Supplied information:
───

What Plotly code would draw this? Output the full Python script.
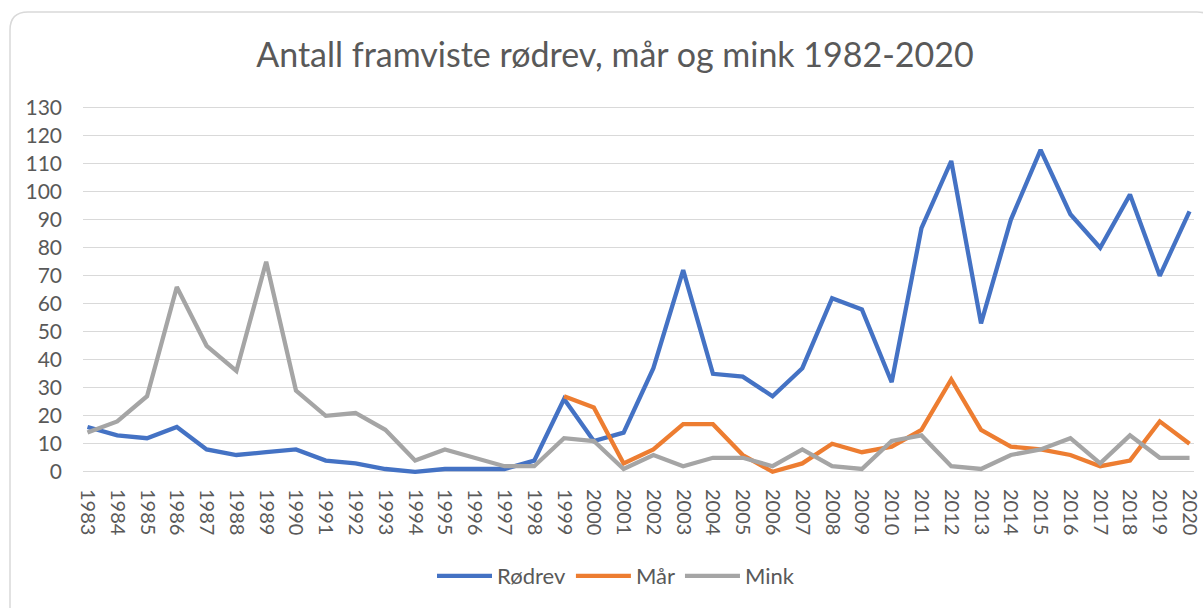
import plotly.graph_objects as go

years = [str(y) for y in range(1983, 2021)]

rodrev = [16, 13, 12, 16, 8, 6, 7, 8, 4, 3, 1, 0, 1, 1, 1, 4, 26, 11, 14, 37,
          72, 35, 34, 27, 37, 62, 58, 32, 87, 111, 53, 90, 115, 92, 80, 99, 70, 93]
mar = [None] * 16 + [27, 23, 3, 8, 17, 17, 6, 0, 3, 10, 7, 9, 15, 33, 15, 9, 8, 6, 2, 4, 18, 10]
mink = [14, 18, 27, 66, 45, 36, 75, 29, 20, 21, 15, 4, 8, 5, 2, 2, 12, 11, 1, 6,
        2, 5, 5, 2, 8, 2, 1, 11, 13, 2, 1, 6, 8, 12, 3, 13, 5, 5]

series_names = ["Rødrev", "Mår", "Mink"]
colors = ["#4472C4", "#ED7D31", "#A5A5A5"]
y_ticks = list(range(0, 131, 10))

FONT = "Lato"
TXT = "#595959"

W, H = 1203, 608
L, R, T, B = 83, 9, 104, 132
PW, PH = W - L - R, H - T - B

fig = go.Figure()
for name, vals, c in zip(series_names, [rodrev, mar, mink], colors):
    fig.add_trace(go.Scatter(x=years, y=vals, name=name, mode="lines",
                             line=dict(color=c, width=4.3), connectgaps=False))

def px2x(px):
    return (px - L) / PW

def px2y(py):
    return (H - B - py) / PH

# rounded chart border
x0, y0, x1, y1, r = 10, 12, 1215, 620, 18
path = (f"M {px2x(x0 + r)} {px2y(y0)} L {px2x(x1 - r)} {px2y(y0)} "
        f"Q {px2x(x1)} {px2y(y0)} {px2x(x1)} {px2y(y0 + r)} "
        f"L {px2x(x1)} {px2y(y1)} L {px2x(x0)} {px2y(y1)} "
        f"L {px2x(x0)} {px2y(y0 + r)} Q {px2x(x0)} {px2y(y0)} {px2x(x0 + r)} {px2y(y0)} Z")
fig.add_shape(type="path", path=path, xref="paper", yref="paper",
              line=dict(color="#D9D9D9", width=1.5), layer="below")

fig.update_layout(
    width=W, height=H,
    margin=dict(l=L, r=R, t=T, b=B, autoexpand=False),
    paper_bgcolor="white", plot_bgcolor="white",
    font=dict(family=FONT, color=TXT),
    title=dict(text="Antall framviste rødrev, mår og mink 1982-2020",
               x=615 / W, xref="container", xanchor="center",
               y=1 - 55 / H, yref="container", yanchor="middle",
               font=dict(family=FONT, size=34, color=TXT)),
    legend=dict(orientation="h", x=px2x(616), xanchor="center", xref="paper",
                y=px2y(576), yanchor="middle", yref="paper",
                font=dict(family=FONT, size=22, color=TXT),
                itemwidth=55, tracegroupgap=0, bgcolor="rgba(0,0,0,0)"),
    showlegend=True,
)
fig.update_xaxes(type="category", range=[-0.15, 37.15], tickangle=90,
                 showgrid=False, showline=False, zeroline=False, ticks="",
                 automargin=False,
                 tickfont=dict(family=FONT, size=20, color=TXT), ticklabelstandoff=12)
fig.update_yaxes(range=[-1.5, -1.5 + PH / 2.8], tickvals=y_ticks,
                 showgrid=True, gridcolor="#D9D9D9", gridwidth=1.3,
                 zeroline=False, showline=False, ticks="", automargin=False,
                 tickfont=dict(family=FONT, size=21, color=TXT), ticklabelstandoff=20)

fig.write_html("out.html", config={"displayModeBar": False},
               post_script="document.body.style.margin='0';document.body.style.overflow='hidden';")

───

Goal: Leave out the pictures and restate everything else word for word.

Solution to the problem:
What Plotly code would draw this? Output the full Python script.
import plotly.graph_objects as go

years = [str(y) for y in range(1983, 2021)]

rodrev = [16, 13, 12, 16, 8, 6, 7, 8, 4, 3, 1, 0, 1, 1, 1, 4, 26, 11, 14, 37,
          72, 35, 34, 27, 37, 62, 58, 32, 87, 111, 53, 90, 115, 92, 80, 99, 70, 93]
mar = [None] * 16 + [27, 23, 3, 8, 17, 17, 6, 0, 3, 10, 7, 9, 15, 33, 15, 9, 8, 6, 2, 4, 18, 10]
mink = [14, 18, 27, 66, 45, 36, 75, 29, 20, 21, 15, 4, 8, 5, 2, 2, 12, 11, 1, 6,
        2, 5, 5, 2, 8, 2, 1, 11, 13, 2, 1, 6, 8, 12, 3, 13, 5, 5]

series_names = ["Rødrev", "Mår", "Mink"]
colors = ["#4472C4", "#ED7D31", "#A5A5A5"]
y_ticks = list(range(0, 131, 10))

FONT = "Lato"
TXT = "#595959"

W, H = 1203, 608
L, R, T, B = 83, 9, 104, 132
PW, PH = W - L - R, H - T - B

fig = go.Figure()
for name, vals, c in zip(series_names, [rodrev, mar, mink], colors):
    fig.add_trace(go.Scatter(x=years, y=vals, name=name, mode="lines",
                             line=dict(color=c, width=4.3), connectgaps=False))

def px2x(px):
    return (px - L) / PW

def px2y(py):
    return (H - B - py) / PH

# rounded chart border
x0, y0, x1, y1, r = 10, 12, 1215, 620, 18
path = (f"M {px2x(x0 + r)} {px2y(y0)} L {px2x(x1 - r)} {px2y(y0)} "
        f"Q {px2x(x1)} {px2y(y0)} {px2x(x1)} {px2y(y0 + r)} "
        f"L {px2x(x1)} {px2y(y1)} L {px2x(x0)} {px2y(y1)} "
        f"L {px2x(x0)} {px2y(y0 + r)} Q {px2x(x0)} {px2y(y0)} {px2x(x0 + r)} {px2y(y0)} Z")
fig.add_shape(type="path", path=path, xref="paper", yref="paper",
              line=dict(color="#D9D9D9", width=1.5), layer="below")

fig.update_layout(
    width=W, height=H,
    margin=dict(l=L, r=R, t=T, b=B, autoexpand=False),
    paper_bgcolor="white", plot_bgcolor="white",
    font=dict(family=FONT, color=TXT),
    title=dict(text="Antall framviste rødrev, mår og mink 1982-2020",
               x=615 / W, xref="container", xanchor="center",
               y=1 - 55 / H, yref="container", yanchor="middle",
               font=dict(family=FONT, size=34, color=TXT)),
    legend=dict(orientation="h", x=px2x(616), xanchor="center", xref="paper",
                y=px2y(576), yanchor="middle", yref="paper",
                font=dict(family=FONT, size=22, color=TXT),
                itemwidth=55, tracegroupgap=0, bgcolor="rgba(0,0,0,0)"),
    showlegend=True,
)
fig.update_xaxes(type="category", range=[-0.15, 37.15], tickangle=90,
                 showgrid=False, showline=False, zeroline=False, ticks="",
                 automargin=False,
                 tickfont=dict(family=FONT, size=20, color=TXT), ticklabelstandoff=12)
fig.update_yaxes(range=[-1.5, -1.5 + PH / 2.8], tickvals=y_ticks,
                 showgrid=True, gridcolor="#D9D9D9", gridwidth=1.3,
                 zeroline=False, showline=False, ticks="", automargin=False,
                 tickfont=dict(family=FONT, size=21, color=TXT), ticklabelstandoff=20)

fig.write_html("out.html", config={"displayModeBar": False},
               post_script="document.body.style.margin='0';document.body.style.overflow='hidden';")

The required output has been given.